Take each line containing the word "this" and copy it.

* RECORDS SUPPLIED *
·····
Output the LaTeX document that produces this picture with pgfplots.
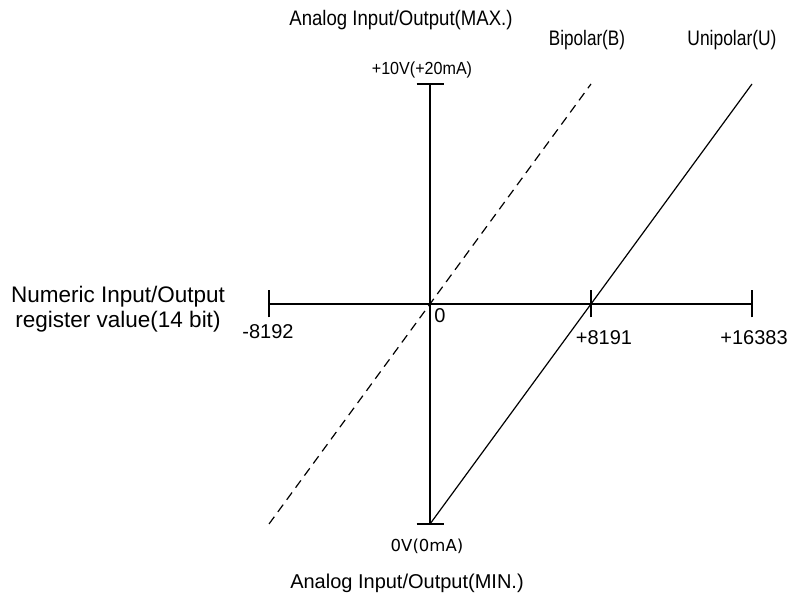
·····
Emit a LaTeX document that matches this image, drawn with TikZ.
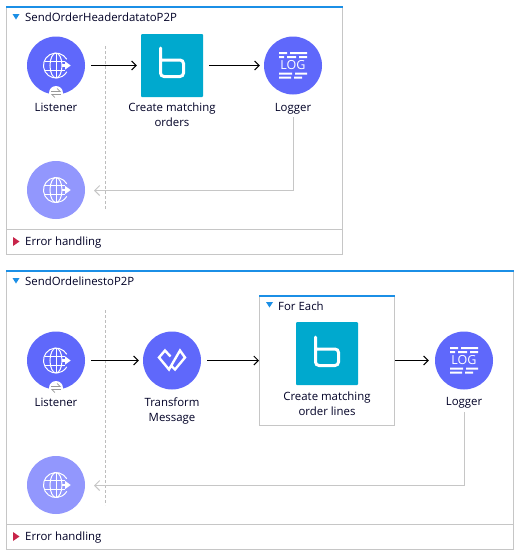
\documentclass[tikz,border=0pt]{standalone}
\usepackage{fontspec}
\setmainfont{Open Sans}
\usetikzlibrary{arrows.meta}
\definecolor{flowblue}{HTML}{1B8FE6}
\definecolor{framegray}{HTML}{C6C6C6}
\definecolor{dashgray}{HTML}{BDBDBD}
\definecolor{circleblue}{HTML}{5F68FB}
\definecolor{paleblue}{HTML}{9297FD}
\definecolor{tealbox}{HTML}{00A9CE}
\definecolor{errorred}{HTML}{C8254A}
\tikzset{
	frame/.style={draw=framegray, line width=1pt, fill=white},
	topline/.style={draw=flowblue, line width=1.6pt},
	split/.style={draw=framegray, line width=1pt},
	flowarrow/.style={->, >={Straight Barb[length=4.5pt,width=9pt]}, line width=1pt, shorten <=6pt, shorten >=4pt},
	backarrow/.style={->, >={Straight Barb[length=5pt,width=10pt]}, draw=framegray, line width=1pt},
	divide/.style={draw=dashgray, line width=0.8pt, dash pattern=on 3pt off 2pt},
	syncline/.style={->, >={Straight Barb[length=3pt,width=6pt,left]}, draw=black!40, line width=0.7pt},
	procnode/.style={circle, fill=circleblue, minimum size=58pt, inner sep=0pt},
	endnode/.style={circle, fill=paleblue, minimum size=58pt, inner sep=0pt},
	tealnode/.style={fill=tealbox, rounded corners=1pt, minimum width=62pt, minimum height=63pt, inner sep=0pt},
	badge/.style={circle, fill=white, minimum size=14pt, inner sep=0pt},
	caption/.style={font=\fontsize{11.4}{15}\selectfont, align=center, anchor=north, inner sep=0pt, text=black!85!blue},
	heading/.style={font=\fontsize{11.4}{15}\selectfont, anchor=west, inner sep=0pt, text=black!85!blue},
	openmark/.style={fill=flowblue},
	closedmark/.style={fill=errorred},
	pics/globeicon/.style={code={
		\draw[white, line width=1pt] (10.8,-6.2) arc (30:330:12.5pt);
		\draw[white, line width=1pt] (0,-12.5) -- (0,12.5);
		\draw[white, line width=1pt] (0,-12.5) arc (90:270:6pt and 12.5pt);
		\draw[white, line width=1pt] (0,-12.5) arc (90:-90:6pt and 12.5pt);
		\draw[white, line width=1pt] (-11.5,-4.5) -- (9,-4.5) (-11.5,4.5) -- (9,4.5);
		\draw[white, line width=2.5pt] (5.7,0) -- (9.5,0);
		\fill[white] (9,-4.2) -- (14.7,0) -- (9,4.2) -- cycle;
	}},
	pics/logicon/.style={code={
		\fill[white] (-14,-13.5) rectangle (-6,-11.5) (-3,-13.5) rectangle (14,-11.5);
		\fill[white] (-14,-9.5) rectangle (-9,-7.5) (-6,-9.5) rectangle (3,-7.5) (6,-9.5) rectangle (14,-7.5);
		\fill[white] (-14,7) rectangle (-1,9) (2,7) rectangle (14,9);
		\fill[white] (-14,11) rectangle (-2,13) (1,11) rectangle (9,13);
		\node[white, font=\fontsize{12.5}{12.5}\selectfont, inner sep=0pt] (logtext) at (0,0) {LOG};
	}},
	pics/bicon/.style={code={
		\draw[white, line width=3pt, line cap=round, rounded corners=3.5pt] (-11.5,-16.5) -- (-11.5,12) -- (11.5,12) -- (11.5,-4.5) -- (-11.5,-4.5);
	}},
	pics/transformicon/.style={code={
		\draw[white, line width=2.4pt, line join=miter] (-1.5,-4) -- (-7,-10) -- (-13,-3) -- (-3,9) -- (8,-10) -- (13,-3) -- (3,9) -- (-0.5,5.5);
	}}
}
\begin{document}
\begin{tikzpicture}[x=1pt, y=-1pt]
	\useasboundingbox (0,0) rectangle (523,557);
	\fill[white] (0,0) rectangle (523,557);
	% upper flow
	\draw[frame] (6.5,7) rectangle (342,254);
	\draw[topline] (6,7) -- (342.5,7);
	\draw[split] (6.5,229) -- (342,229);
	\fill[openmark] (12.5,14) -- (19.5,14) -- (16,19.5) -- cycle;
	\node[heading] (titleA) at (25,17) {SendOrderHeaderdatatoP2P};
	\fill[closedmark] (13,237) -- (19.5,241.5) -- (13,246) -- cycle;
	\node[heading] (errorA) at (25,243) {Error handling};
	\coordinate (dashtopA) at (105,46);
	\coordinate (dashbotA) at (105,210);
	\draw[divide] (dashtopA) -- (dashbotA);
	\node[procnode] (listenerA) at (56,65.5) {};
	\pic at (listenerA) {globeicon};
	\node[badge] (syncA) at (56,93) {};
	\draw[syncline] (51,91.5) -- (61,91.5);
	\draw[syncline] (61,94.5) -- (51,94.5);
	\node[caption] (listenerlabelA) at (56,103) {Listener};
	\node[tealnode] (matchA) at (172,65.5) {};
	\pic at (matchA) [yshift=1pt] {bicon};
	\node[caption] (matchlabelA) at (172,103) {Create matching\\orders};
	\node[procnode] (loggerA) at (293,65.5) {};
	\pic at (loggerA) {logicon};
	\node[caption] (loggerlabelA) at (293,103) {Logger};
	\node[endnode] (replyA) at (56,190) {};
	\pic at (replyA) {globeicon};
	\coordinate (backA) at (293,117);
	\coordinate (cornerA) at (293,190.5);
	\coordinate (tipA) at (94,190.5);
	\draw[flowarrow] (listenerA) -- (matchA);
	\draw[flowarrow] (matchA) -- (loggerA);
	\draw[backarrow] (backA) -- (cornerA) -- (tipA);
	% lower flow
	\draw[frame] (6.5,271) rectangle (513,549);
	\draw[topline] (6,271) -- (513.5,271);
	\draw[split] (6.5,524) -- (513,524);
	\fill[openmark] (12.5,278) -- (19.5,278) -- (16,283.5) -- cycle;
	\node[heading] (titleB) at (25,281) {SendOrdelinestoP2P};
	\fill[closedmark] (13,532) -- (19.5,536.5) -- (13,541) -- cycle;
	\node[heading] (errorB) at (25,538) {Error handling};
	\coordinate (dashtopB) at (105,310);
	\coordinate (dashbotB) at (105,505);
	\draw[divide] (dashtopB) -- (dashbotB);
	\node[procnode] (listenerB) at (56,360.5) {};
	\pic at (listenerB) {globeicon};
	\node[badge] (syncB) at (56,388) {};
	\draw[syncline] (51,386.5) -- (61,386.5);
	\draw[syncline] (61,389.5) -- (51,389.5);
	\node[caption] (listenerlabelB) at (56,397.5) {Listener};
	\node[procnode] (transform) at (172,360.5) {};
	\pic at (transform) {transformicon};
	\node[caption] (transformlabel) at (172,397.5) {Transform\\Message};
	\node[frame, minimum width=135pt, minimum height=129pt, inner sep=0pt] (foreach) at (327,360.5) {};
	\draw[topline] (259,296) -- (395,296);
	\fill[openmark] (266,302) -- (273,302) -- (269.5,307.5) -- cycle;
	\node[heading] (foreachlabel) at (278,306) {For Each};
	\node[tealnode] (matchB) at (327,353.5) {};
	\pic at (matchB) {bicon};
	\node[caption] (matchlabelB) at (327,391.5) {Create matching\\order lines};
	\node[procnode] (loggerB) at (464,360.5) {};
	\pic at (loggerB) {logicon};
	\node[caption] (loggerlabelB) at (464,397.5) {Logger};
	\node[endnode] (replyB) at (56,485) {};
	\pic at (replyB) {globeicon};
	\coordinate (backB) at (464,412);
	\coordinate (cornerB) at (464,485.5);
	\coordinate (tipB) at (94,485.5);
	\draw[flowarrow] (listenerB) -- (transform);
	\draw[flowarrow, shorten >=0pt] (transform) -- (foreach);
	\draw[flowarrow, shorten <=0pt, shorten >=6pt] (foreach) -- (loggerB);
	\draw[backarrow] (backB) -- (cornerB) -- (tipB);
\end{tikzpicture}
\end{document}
·····
* REPLY TO THE TASK *
Output the LaTeX document that produces this picture with pgfplots.
Emit a LaTeX document that matches this image, drawn with TikZ.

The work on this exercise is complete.